How has COVID-19 affected these SDGs?

The truth is that COVID-19 has reversed most of the achievements in the SDGs. The mortality rate has suddenly increased, people are dying everywhere in the country. It has adversely affected the SDGs all over the world, it has made mincemeat of our efforts but we would not succumb to it. The world will brace up and pursue SDGs to the logical conclusion and achieve the SDGs to the shame of COVID -19. What it requires is for us to re-strategize. It is not the time for anybody to slack on any of the SDGs; rather they should strengthen and enhance machinery achieving SDGs while tackling COVID-19. The world and Nigeria should not focus its attention on COVID-19 and allow SDGs to suffer. They need to tackle both together to avoid future disasters. COVID-19 has affected most development indices. In the past weeks, a great part of the country has been in quarantine. It is a lot of resources gone. A lot of human time wasted. It became necessary because it was done to prevent loss of life but it was a lot of global loss. Even in the midst of all these, COVID-19 should not take the attention of the world and Nigeria because SDGs also need our immediate attention. It would be suicide if Nigeria focuses on COVID-19 only, we should continue to achieve the SDGs. COVID-19 is one of the SDGs, so we can’t focus on one leaving other 16. This is the decade of action, if Nigeria misses this decade, it will be hard to catch up. We need to scale up all machinery of SDGs.

We keep saying civil society, what classifies a civil society?

Civil society is that group of human society that is outside the government and the commercial concerned. An organization that is not after profit and as you can see the vast population of the world is within the civil society. But it does not mean that it should not pay a salary, it does not mean that it should not empower people to prosper.

How has the experience been?

This is the first time Nigeria is having a group like this where SDGs are pursued at the national level. The experience has been awesome because I have much older civil society players in the executives. I would not say about the experience for me, I would say it is an experience for us. We found that the group ought to have existed a long time ago, it was supposed to exist even before Nigeria was given independence.

How do you relax?

I do a lot of physical exercises. It is the only thing I can do outside thinking civil society.

What makes a woman a wife material to you?

I am a Christian and my response will be tilted towards my faith. The bible says he who finds a wife, finds a good thing and obtains favour from the Lord. Wife material to me is someone who is naturally beautiful, loyal, humane, intelligent, and plans with me. These are the things I hold dear.
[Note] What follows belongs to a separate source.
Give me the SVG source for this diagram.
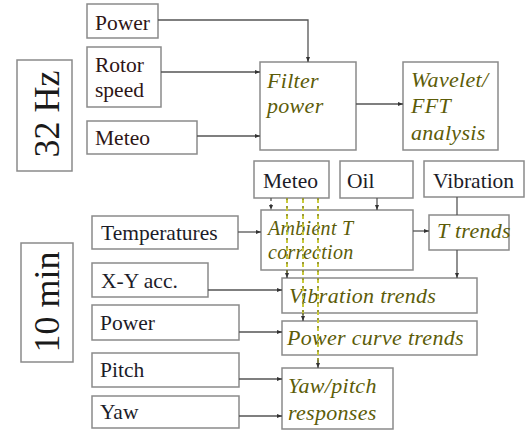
<svg xmlns="http://www.w3.org/2000/svg" width="531" height="432" viewBox="0 0 531 432">
<style>
  .box{fill:#fff;stroke:#8a8a8a;stroke-width:1.5}
  .lbl{font-family:"Liberation Serif","Times New Roman",serif;font-size:21.5px;fill:#1c1c28}
  .lblr{font-family:"Liberation Serif","Times New Roman",serif;font-size:21.5px;fill:#2e1616}
  .big{font-family:"Liberation Serif","Times New Roman",serif;font-size:36px;fill:#1a1a1a}
  .it{font-family:"Liberation Serif","Times New Roman",serif;font-style:italic;font-size:22px;fill:#5c5c08;letter-spacing:0.3px}
  .its{font-size:20px}
  .ln{fill:none;stroke:#555;stroke-width:1.3}
  .dk{fill:none;stroke:#555;stroke-width:1.3;stroke-dasharray:3 3}
  .yl{fill:none;stroke:#c9c93a;stroke-width:2;stroke-dasharray:5 3}
  .yd{fill:none;stroke:#6a6a30;stroke-width:1;stroke-dasharray:2 6}
</style>
<defs>
  <marker id="ah" viewBox="0 0 10 10" refX="10" refY="5" markerWidth="5" markerHeight="5" orient="auto" markerUnits="userSpaceOnUse">
    <path d="M0,1 L10,5 L0,9 z" fill="#333"/>
  </marker>
</defs>
<rect width="531" height="432" fill="#fff"/>

<g id="label-32hz">
  <rect class="box" x="17" y="60" width="55" height="111"/>
  <text class="big" transform="translate(59,114) rotate(-90)" text-anchor="middle">32 Hz</text>
</g>
<g id="label-10min">
  <rect class="box" x="21" y="243" width="52" height="119"/>
  <text class="big" transform="translate(59,302) rotate(-90)" text-anchor="middle">10 min</text>
</g>

<g id="power-hz">
  <rect class="box" x="87" y="4" width="71" height="34"/>
  <text class="lblr" x="95" y="30">Power</text>
</g>
<g id="rotor-speed">
  <rect class="box" x="87" y="47" width="74" height="60"/>
  <text class="lblr" x="95" y="72">Rotor</text>
  <text class="lblr" x="95" y="97">speed</text>
</g>
<g id="meteo-hz">
  <rect class="box" x="87" y="121" width="110" height="33"/>
  <text class="lblr" x="95" y="145">Meteo</text>
</g>
<g id="filter-power">
  <rect class="box" x="260" y="62" width="96" height="88"/>
  <text class="it" x="267" y="88">Filter</text>
  <text class="it" x="267" y="113">power</text>
</g>
<g id="wavelet">
  <rect class="box" x="403" y="62" width="95" height="88"/>
  <text class="it" x="411" y="87">Wavelet/</text>
  <text class="it" x="411" y="113">FFT</text>
  <text class="it" x="411" y="140">analysis</text>
</g>

<g id="meteo-min">
  <rect class="box" x="254" y="161" width="75" height="37"/>
  <text class="lbl" x="263" y="188">Meteo</text>
</g>
<g id="oil">
  <rect class="box" x="340" y="161" width="73" height="37"/>
  <text class="lbl" x="347" y="188">Oil</text>
</g>
<g id="vibration">
  <rect class="box" x="424" y="161" width="100" height="36"/>
  <text class="lbl" x="433" y="188">Vibration</text>
</g>
<g id="temperatures">
  <rect class="box" x="92" y="216" width="146" height="33"/>
  <text class="lbl" x="101" y="240">Temperatures</text>
</g>
<g id="ambient">
  <rect class="box" x="261" y="210" width="152" height="60"/>
  <text class="it its" x="268" y="235" letter-spacing="0.8">Ambient T</text>
  <text class="it its" x="268" y="259" letter-spacing="0.8">correction</text>
</g>
<g id="t-trends">
  <rect class="box" x="429" y="215" width="80" height="35"/>
  <text class="it" x="437" y="238">T trends</text>
</g>
<g id="xy-acc">
  <rect class="box" x="92" y="263" width="116" height="34"/>
  <text class="lbl" x="101" y="288">X-Y acc.</text>
</g>
<g id="vibration-trends">
  <rect class="box" x="282" y="278" width="195" height="35"/>
  <text class="it" x="289" y="303">Vibration trends</text>
</g>
<g id="power-min">
  <rect class="box" x="92" y="305" width="147" height="35"/>
  <text class="lbl" x="100" y="330">Power</text>
</g>
<g id="power-curve">
  <rect class="box" x="282" y="321" width="195" height="34"/>
  <text class="it" x="287" y="345">Power curve trends</text>
</g>
<g id="pitch">
  <rect class="box" x="92" y="353" width="147" height="34"/>
  <text class="lbl" x="100" y="377">Pitch</text>
</g>
<g id="yaw">
  <rect class="box" x="92" y="396" width="147" height="32"/>
  <text class="lbl" x="100" y="419">Yaw</text>
</g>
<g id="yaw-pitch">
  <rect class="box" x="282" y="368" width="111" height="61"/>
  <text class="it" x="288" y="393">Yaw/pitch</text>
  <text class="it" x="288" y="420">responses</text>
</g>

<g id="connectors">
  <path class="ln" d="M158,20 H308 V62" marker-end="url(#ah)"/>
  <path class="ln" d="M161,72 H260" marker-end="url(#ah)"/>
  <path class="ln" d="M197,136 H260" marker-end="url(#ah)"/>
  <path class="ln" d="M356,104 H403" marker-end="url(#ah)"/>
  <path class="dk" d="M271,198 V210" marker-end="url(#ah)"/>
  <path class="ln" d="M377,198 V210" marker-end="url(#ah)"/>
  <path class="ln" d="M238,232 H261" marker-end="url(#ah)"/>
  <path class="ln" d="M413,231 H429" marker-end="url(#ah)"/>
  <path class="ln" d="M457,197 V215"/>
  <path class="ln" d="M457,250 V278" marker-end="url(#ah)"/>
  <path class="ln" d="M208,290 H282" marker-end="url(#ah)"/>
  <path class="ln" d="M239,332 H282" marker-end="url(#ah)"/>
  <path class="ln" d="M239,379 H282" marker-end="url(#ah)"/>
  <path class="ln" d="M239,416 H282" marker-end="url(#ah)"/>
  <path class="yl" d="M287,198 V276"/>
  <path class="yd" d="M287,198 V276"/>
  <path class="dk" d="M287,270 V278" marker-end="url(#ah)"/>
  <path class="yl" d="M303,198 V319"/>
  <path class="yd" d="M303,198 V319"/>
  <path class="dk" d="M303,313 V321" marker-end="url(#ah)"/>
  <path class="yl" d="M318,198 V366"/>
  <path class="yd" d="M318,198 V366"/>
  <path class="dk" d="M318,360 V368" marker-end="url(#ah)"/>
</g>
</svg>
I said naturally attractive because when all the makeup goes away, we behold nature. Loyalty must be in terms of friendship and not servitude. She understands your concern and tells you the truth at every point in time.

Out of the countries you have traveled to, which one is the most interesting?

I have been to not more than a dozen countries; the most interesting country is Kenya. I have been to America and Europe. Kenya is the most interesting because it is the only country that I traveled to and feel I am still in Nigeria, among my people. You don’t feel like all eyes on you. For me, that is what makes a country interesting. It is not like some other country that you will have to hide from pillar to post. When I went to Italy in 1992 to attend a seminar on cyber warfare and military establishment, I was the only black in that training. Something happened, part of our schedule was to attend a football match in Trento, I was on a kaftan, and I didn’t know that I have become a focus of attack. The next thing I noticed was that my European friends came and sat around me to guide me until we got to the car.  After the game I was told that xenophobia was in place and I was lucky. You can’t have that experience and still see the world the same way. It is how I am treated in a country that determines my love for the country, not the edifices.